If I were looking for something on the serious side, I'd be a bit leery of a guy who was asking to come over so soon--do you know what type of relationship he's looking for?
Sheri
I would agree with Sheri in that first you want to find out what kind of relationship he's looking for. What does his plentyoffish profile say? Does it say looking for "long term" or just "dating"?
My experience with a guy that wanted to come over my house was that he wanted sex and *nothing* else from me. He would always suggest we hang at my house. Always. Later on, my suspicions that he was only after sex were confirmed.
The guy I'm dating right now, invited me over to his house for our second date. Actually, I brought it up because he said when he's in a relationship that's his preference for Saturday night-a movie, food and his specialty drink-just a cozy night. He's not into the club scene. He said it would be perfect, so that's where I went. It turned out great. No sex, no pressure, just a nice time. But, I did take a risk. For our next date, we're going to the botanical gardens.
But, anyway. I wouldn't let your guy come over just yet. Like it will be awhile until I let this guy come over my house. But, I went over his, so I guess it depends on what you're comfortable with.
My last serious relationship (Carlos) I beleive we had known eachother about a month & 1/2 & seen eachother about 4-5 times b4 he came over. Yeah, it was actually date #5, i had a little dinner party ... & that would be the 1st nite we had "Sexy time" too
I think putting "activity partner" when you're actually looking for a potential romantic partner is a big mistake. An activity partner is someone you play tennis with, or whatever. They could be the same gender as you.
Here's the acid test- an "activity partner" could even be the opposite sex and married to someone else. There's absolutely nothing romantic/sexual about the relationship- it's just someone that likes the same activities as you.
If, and that's a big IF, you wouldn't feel comfy hanging with an "activity partner" of the opposite sex who was married, then you don't really want an "activity partner". You want a DATE.
Just my opinion, but I think a lot of people are kind of trying to fool themselves with the "activity partner, just looking to start real slow" bit. The honest truth is that most of the time, they really want someone to date, they're just not the "hop into bed within the first few dates" type of person.

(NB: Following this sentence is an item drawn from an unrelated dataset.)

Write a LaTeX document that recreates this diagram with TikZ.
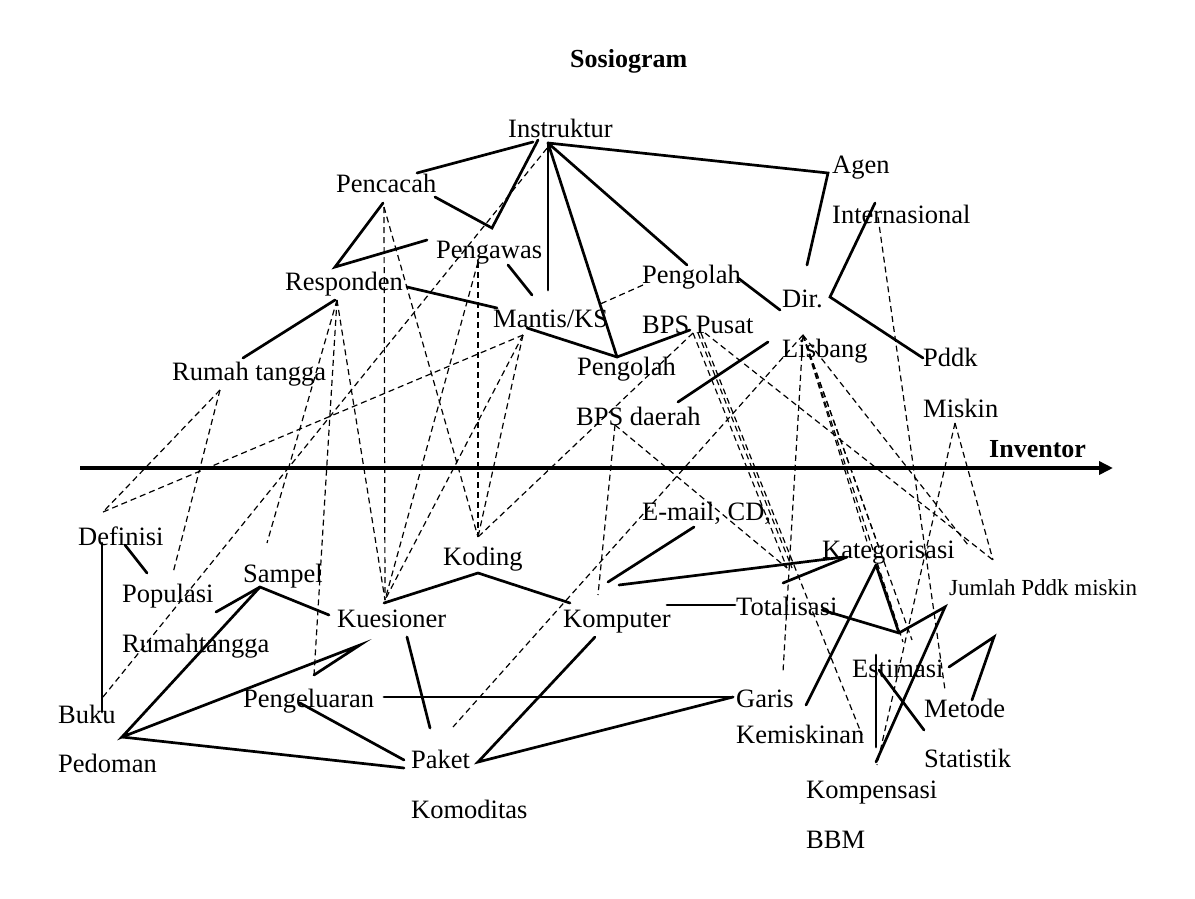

There's nothing wrong at all with that, or with wanting to take things really slow and easy; just say so. :)
hjntiy: "I think putting "activity partner" when you're actually looking for a potential romantic partner is a big mistake. An activity partner is someone you play tennis with, or whatever. They could be the same gender as you."
Jerseygyrl, I agree with the above. I think a lot of men looking for serious relationships will pass you up by you stating you're looking for an "activity partner". Say what you want. I've noticed that the majority of men do. Like this poster said, that doesn't mean you can't take things slow. If a guy really likes you, he will appreciate that and respect your wishes.
edited to add: I personally pass up all profiles that say "activity partners" "e-mail only" "talk" and that sort of thing.
Edited 4/20/2007 6:45 pm ET by purity2007
I totally get where you're coming from as I've been in that same boat before... But I'm also seeing a potential glitch. You can still go slow and not hunt the guy down by stating what you ultimately want. To be quite honest with you, what I'm getting from your posts is that you're afraid to say you ultimately want a relationship with someone. And again, I understand that you want to start slow and let things build, but if at the end of the day you want to be in a relationship, you have to state that. Otherwise you'll get into a situation where you start falling for a guy and he may turn around and say "well all you wanted was an activity partner." KWIM?
I'm not telling you to change the way you're going at things, just to get really honest with yourself about what you ultimately want and to not waste time trying to build something else into it. Does that make sense? I hope so.